Now let's count this step by step using a clear, logical approach:

Method: Count total possibilities, then subtract the invalid ones

Step 1: Total ways to pick any 3 people from 8 people

If there were no restrictions, we could pick any 3 people from 8 people in \(\mathrm{C(8,3)}\) ways.

\(\mathrm{C(8,3)} = \frac{8!}{3! \times 5!} = \frac{8 \times 7 \times 6}{3 \times 2 \times 1} = \frac{336}{6} = 56\) ways

Step 2: Count the invalid committees (those with married couples)

Invalid committees are those that contain at least one married couple.

Process Skill: APPLY CONSTRAINTS - Systematically identifying what makes a committee invalid

4. Count invalid scenarios systematically

An invalid committee contains exactly one married couple plus one additional person.

Step 1: Choose which married couple will be on the committee

We have 4 married couples, so there are 4 ways to choose which couple.

Step 2: Choose the third person

Once we've selected a married couple (2 people), we need 1 more person for our committee of 3.

This third person must come from the remaining 6 people (since we can't pick from the same couple).

So there are 6 ways to choose the third person.

Step 3: Calculate total invalid committees

Total invalid committees = \(4 \times 6 = 24\) invalid committees

Step 4: Apply complementary counting

Valid committees = Total committees - Invalid committees

Valid committees = \(56 - 24 = 32\)

Process Skill: CONSIDER ALL CASES - Ensuring we account for all possible invalid scenarios

Final Answer

The number of different valid committees is 32.

This matches answer choice E. 32.

Verification: Let's double-check with an alternative approach. We need to choose 3 couples from 4 couples, then pick 1 person from each chosen couple:

• Ways to choose 3 couples from 4: \(\mathrm{C(4,3)} = 4\)
• Ways to pick 1 person from each of the 3 chosen couples: \(2 \times 2 \times 2 = 8\)
• Total valid committees: \(4 \times 8 = 32\) ✓

Common Faltering Points

Errors while devising the approach

1. Misunderstanding the constraint

Students often misinterpret "two people who are married to each other cannot both serve" as meaning "no married people can serve at all." This leads them to think they need to choose 3 people from some subset rather than understanding that they can choose married people, just not both spouses from the same couple.

2. Failing to recognize the two-step nature of the problem

Many students jump straight into complex case-by-case analysis without realizing this is essentially: (1) choose 3 couples from 4 couples, then (2) choose 1 person from each selected couple. This leads to overly complicated approaches and missed solutions.

3. Not considering complementary counting

Students often try to directly count valid committees through complex case work instead of recognizing that it's easier to count total possibilities minus invalid ones. This makes the problem much harder than necessary.

Errors while executing the approach

1. Arithmetic errors in combinations

When calculating \(\mathrm{C(8,3)} = 56\), students frequently make errors like forgetting to divide by 3! or making multiplication mistakes when computing \(\frac{8 \times 7 \times 6}{3 \times 2 \times 1}\).

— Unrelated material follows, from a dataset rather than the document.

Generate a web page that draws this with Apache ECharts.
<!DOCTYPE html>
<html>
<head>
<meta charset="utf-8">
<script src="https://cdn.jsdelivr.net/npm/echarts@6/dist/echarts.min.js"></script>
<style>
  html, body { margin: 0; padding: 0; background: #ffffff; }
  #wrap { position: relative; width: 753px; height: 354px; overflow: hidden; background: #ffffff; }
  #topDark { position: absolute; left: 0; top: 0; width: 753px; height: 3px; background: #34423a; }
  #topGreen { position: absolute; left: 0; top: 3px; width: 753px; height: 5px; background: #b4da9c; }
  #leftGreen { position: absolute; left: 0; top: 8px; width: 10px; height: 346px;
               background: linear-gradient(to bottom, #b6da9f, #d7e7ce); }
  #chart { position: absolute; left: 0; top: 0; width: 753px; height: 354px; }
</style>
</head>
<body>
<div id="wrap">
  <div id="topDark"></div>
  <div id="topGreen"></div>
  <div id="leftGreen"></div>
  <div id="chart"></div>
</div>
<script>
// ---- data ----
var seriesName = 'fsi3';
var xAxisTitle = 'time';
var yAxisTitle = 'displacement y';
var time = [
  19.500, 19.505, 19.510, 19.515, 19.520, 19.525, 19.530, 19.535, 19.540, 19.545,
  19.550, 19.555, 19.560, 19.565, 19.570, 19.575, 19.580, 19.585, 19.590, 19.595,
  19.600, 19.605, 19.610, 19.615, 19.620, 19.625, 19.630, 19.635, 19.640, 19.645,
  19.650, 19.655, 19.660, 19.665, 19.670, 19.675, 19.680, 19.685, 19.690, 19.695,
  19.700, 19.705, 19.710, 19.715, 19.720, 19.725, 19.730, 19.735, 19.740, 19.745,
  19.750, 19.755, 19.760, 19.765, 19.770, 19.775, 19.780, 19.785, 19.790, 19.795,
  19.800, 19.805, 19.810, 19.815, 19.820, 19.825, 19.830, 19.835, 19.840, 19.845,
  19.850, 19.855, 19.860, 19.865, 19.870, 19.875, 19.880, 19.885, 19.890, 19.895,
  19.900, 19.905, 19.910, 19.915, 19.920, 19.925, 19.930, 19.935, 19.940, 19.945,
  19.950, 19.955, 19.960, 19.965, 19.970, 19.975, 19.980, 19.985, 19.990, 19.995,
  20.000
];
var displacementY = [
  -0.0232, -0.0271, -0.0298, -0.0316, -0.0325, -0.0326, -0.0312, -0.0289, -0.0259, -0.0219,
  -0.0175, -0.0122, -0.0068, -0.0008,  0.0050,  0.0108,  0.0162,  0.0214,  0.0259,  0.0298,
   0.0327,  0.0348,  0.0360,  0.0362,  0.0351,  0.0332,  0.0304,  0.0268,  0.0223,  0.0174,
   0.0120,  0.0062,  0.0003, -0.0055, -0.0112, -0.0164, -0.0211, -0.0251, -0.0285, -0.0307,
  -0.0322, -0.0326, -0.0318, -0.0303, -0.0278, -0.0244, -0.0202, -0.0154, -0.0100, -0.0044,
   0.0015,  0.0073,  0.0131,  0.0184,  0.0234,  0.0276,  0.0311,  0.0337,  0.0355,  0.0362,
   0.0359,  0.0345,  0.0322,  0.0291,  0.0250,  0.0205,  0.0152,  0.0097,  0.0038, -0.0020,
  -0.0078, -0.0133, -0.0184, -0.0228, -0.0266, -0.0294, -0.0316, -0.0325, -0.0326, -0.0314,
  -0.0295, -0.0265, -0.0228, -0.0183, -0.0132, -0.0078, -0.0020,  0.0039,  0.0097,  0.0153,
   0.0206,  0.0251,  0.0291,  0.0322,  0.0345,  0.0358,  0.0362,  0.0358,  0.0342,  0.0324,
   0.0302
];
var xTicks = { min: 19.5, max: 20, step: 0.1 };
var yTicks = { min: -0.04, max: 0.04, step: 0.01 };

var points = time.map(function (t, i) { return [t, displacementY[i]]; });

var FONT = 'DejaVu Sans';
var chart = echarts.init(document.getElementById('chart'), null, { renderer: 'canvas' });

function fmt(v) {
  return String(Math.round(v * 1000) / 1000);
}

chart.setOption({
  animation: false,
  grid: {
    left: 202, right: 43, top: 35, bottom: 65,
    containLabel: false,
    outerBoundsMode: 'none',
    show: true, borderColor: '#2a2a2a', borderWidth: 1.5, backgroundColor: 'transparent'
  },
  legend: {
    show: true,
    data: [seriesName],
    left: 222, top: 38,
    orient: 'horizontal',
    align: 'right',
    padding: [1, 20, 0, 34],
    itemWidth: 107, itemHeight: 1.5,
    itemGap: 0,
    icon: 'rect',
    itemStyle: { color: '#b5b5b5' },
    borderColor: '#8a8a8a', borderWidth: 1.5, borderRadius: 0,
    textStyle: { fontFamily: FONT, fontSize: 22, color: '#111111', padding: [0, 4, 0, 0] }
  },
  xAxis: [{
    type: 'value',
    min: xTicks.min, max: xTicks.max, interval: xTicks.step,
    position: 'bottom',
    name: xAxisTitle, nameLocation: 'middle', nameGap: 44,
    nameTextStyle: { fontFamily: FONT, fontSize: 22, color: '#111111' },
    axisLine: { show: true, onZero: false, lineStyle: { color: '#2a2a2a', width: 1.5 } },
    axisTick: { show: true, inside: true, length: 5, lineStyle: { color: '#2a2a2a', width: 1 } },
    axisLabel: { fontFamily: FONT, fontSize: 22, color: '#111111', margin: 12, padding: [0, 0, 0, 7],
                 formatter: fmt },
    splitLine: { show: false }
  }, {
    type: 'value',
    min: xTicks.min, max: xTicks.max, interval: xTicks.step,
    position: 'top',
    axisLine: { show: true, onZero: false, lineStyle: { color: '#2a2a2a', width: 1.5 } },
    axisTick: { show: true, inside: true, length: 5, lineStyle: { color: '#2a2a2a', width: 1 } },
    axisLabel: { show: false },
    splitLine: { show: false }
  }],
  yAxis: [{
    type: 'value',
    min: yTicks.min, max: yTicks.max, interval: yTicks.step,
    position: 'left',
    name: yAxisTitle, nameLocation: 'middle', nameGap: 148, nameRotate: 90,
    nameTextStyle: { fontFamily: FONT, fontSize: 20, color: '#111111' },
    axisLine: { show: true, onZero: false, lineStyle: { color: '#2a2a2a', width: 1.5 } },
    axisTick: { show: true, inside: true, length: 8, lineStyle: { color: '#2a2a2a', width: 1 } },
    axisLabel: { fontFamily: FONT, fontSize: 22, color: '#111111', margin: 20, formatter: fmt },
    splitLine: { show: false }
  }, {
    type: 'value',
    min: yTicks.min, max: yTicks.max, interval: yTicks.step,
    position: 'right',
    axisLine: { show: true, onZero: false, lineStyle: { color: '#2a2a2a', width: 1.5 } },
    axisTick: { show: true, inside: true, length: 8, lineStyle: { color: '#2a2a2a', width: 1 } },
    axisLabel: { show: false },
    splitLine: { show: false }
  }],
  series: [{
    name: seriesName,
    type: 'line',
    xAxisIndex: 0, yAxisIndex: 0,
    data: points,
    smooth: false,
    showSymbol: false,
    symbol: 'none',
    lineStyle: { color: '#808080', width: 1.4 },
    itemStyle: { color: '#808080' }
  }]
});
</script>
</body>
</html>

These basic computational errors lead to wrong totals.

2. Incorrect counting of invalid committees

Students often miscount the number of ways to choose the third person after selecting a married couple. They might count all 8 people instead of the remaining 6, or forget to account for the constraint that the third person cannot be from the same couple.

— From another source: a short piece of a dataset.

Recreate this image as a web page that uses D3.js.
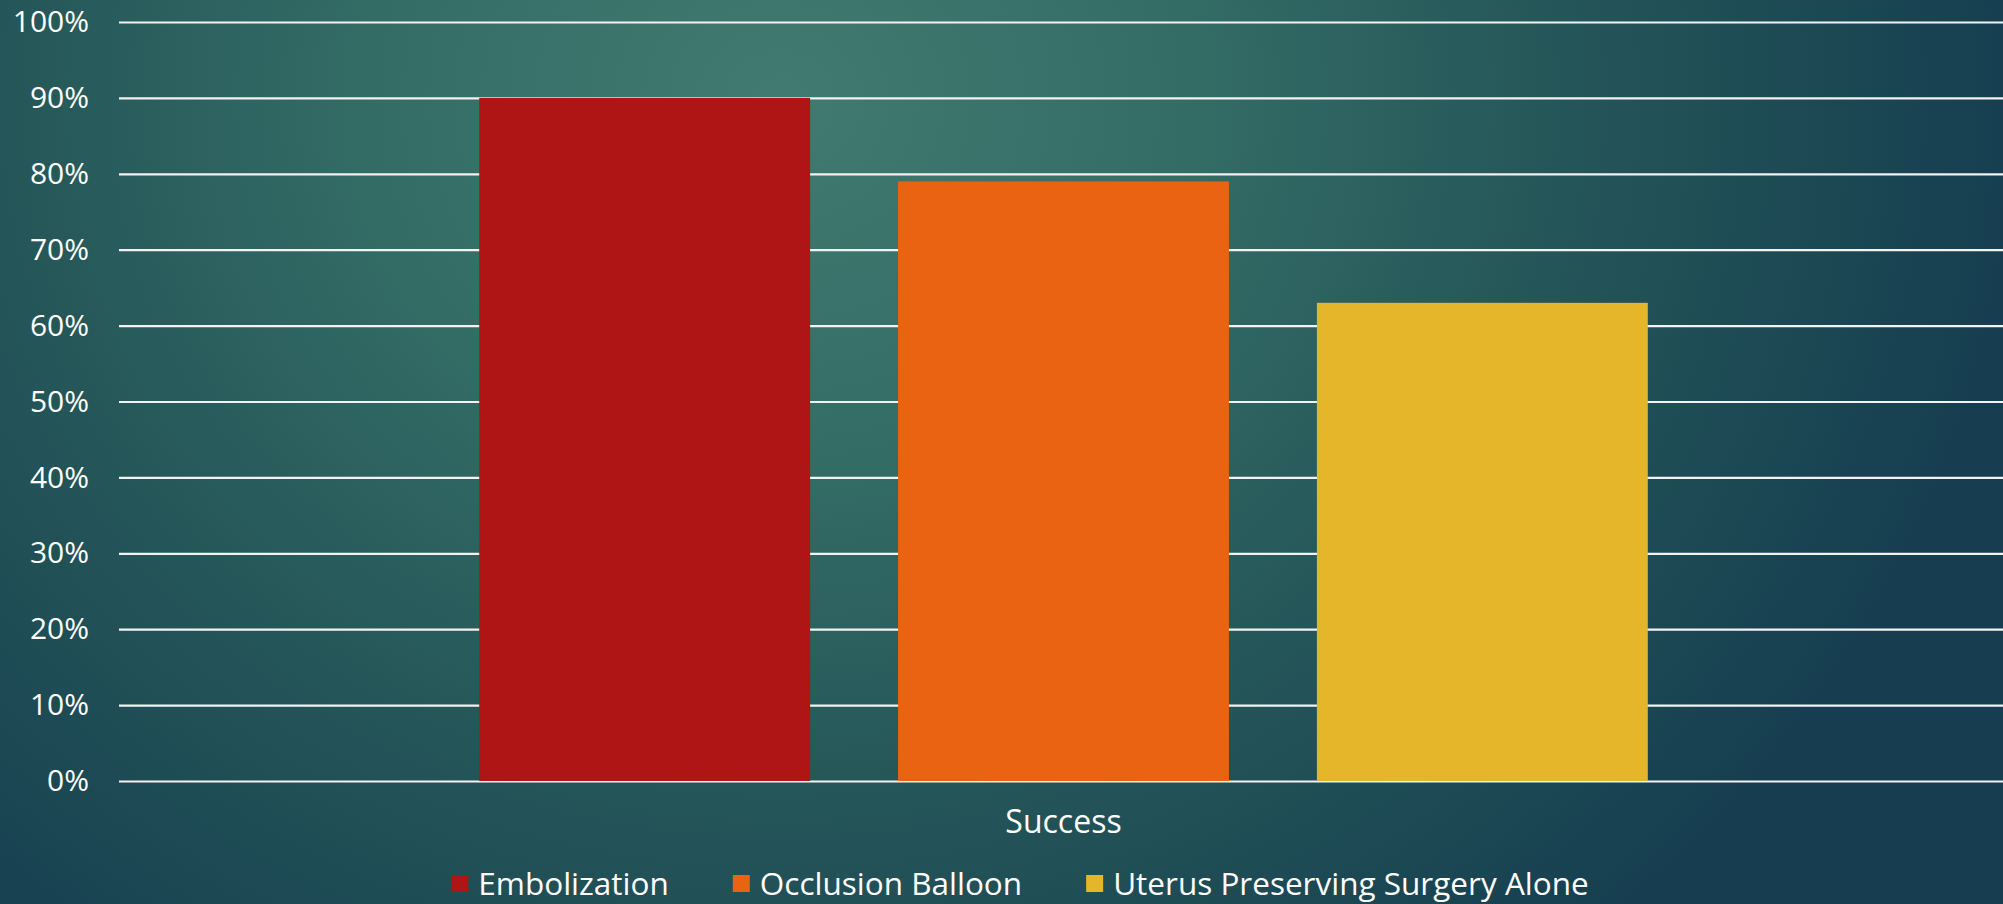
<!DOCTYPE html>
<html>
<head>
<meta charset="utf-8">
<script src="https://cdn.jsdelivr.net/npm/d3@7"></script>
<style>
  html, body { margin: 0; padding: 0; background: #1d4d55; overflow: hidden; }
  text { font-family: "Open Sans", "Noto Sans", sans-serif; fill: #ffffff; }
</style>
</head>
<body>
<svg id="chart" width="2003" height="904"></svg>
<script>
const categories = ["Success"];
const seriesNames = ["Embolization", "Occlusion Balloon", "Uterus Preserving Surgery Alone"];
const seriesValues = [0.90, 0.79, 0.63];
const seriesColors = ["#b01515", "#e96313", "#e6b62a"];
const tickValues = [0, 0.1, 0.2, 0.3, 0.4, 0.5, 0.6, 0.7, 0.8, 0.9, 1.0];

const W = 2003, H = 904;
const plot = { left: 119, right: 2008, top: 22, bottom: 781 };

const svg = d3.select("#chart");

// background
const defs = svg.append("defs");
const grad = defs.append("radialGradient")
  .attr("id", "bg").attr("gradientUnits", "userSpaceOnUse")
  .attr("cx", 780).attr("cy", 100).attr("r", 1300)
  .attr("gradientTransform", "translate(780,100) scale(0.95,0.85) translate(-780,-100)");
grad.append("stop").attr("offset", 0).attr("stop-color", "#417a70");
grad.append("stop").attr("offset", 0.3).attr("stop-color", "#356e67");
grad.append("stop").attr("offset", 0.62).attr("stop-color", "#255759");
grad.append("stop").attr("offset", 1).attr("stop-color", "#163e50");
svg.append("rect").attr("width", W).attr("height", H).attr("fill", "url(#bg)");

const y = d3.scaleLinear().domain([0, 1]).range([plot.bottom, plot.top]);
const x0 = d3.scaleBand().domain(categories).range([plot.left, plot.right]).padding(0);
const x1 = d3.scaleBand().domain(seriesNames).range([0, x0.bandwidth()])
  .paddingInner(0.21).paddingOuter(0.86);

// grid + y axis
const yAxis = d3.axisLeft(y)
  .tickValues(tickValues)
  .tickFormat(d3.format(".0%"))
  .tickSize(-(W - plot.left))
  .tickPadding(30);

const gy = svg.append("g").attr("transform", `translate(${plot.left},0)`).call(yAxis);
gy.select(".domain").remove();
gy.selectAll(".tick line").attr("stroke", "#f2f2f2").attr("stroke-width", 2.2);
gy.selectAll(".tick text")
  .attr("fill", "#ffffff")
  .style("font-size", "30px")
  .style("font-family", "'Open Sans', sans-serif");

// bars
const data = seriesNames.map((name, i) => ({ name, value: seriesValues[i], color: seriesColors[i] }));
const gCat = svg.append("g").selectAll("g").data(categories).join("g")
  .attr("transform", d => `translate(${x0(d)},0)`);
gCat.selectAll("rect").data(data).join("rect")
  .attr("x", d => x1(d.name))
  .attr("width", x1.bandwidth())
  .attr("y", d => y(d.value))
  .attr("height", d => y(0) - y(d.value))
  .attr("fill", d => d.color);

// category label
svg.append("g").selectAll("text").data(categories).join("text")
  .attr("x", d => x0(d) + x0.bandwidth() / 2)
  .attr("y", 833)
  .attr("text-anchor", "middle")
  .style("font-size", "32px")
  .text(d => d);

// legend
const legend = svg.append("g");
const items = legend.selectAll("g").data(data).join("g");
items.append("rect").attr("width", 17).attr("height", 17).attr("y", 875).attr("fill", d => d.color);
items.append("text").attr("y", 895).style("font-size", "31.5px").text(d => d.name);
const gapSwatch = 10, gapItem = 64;
const widths = [];
items.each(function () {
  widths.push(d3.select(this).select("text").node().getComputedTextLength());
});
const total = widths.reduce((a, w) => a + 17 + gapSwatch + w, 0) + gapItem * (widths.length - 1);
let start = 1020 - total / 2;
items.each(function (d, i) {
  const g = d3.select(this);
  g.select("rect").attr("x", start);
  g.select("text").attr("x", start + 17 + gapSwatch);
  start += 17 + gapSwatch + widths[i] + gapItem;
});
</script>
</body>
</html>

3. Double-counting or missing cases

When using direct counting methods, students frequently either count the same committee multiple times (like counting couple A + person E as different from couple A + person F when they meant to count A-husband + E) or miss entire categories of valid committees.

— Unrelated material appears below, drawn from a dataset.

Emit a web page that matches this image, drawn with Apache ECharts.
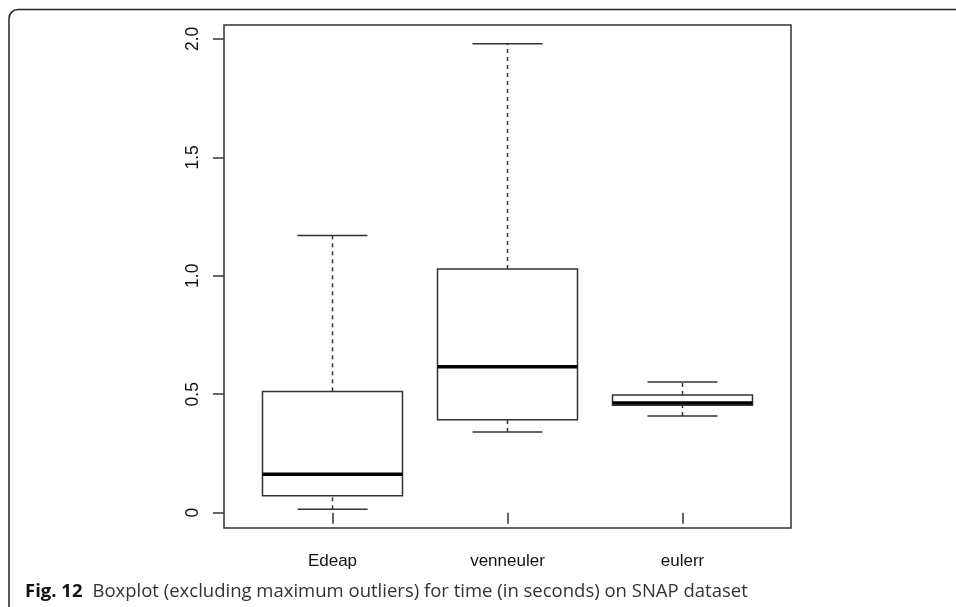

Errors while selecting the answer

1. Calculation verification errors

Students may arrive at 32 through their primary method but make errors when double-checking with the alternative approach (\(4 \times 2^3\)), leading them to doubt their correct answer and change it to a wrong choice.

2. Confusing the constraint direction

Even after solving correctly, some students second-guess themselves about whether they counted valid or invalid committees, potentially leading them to select 24 (the number of invalid committees) instead of 32 (the number of valid committees).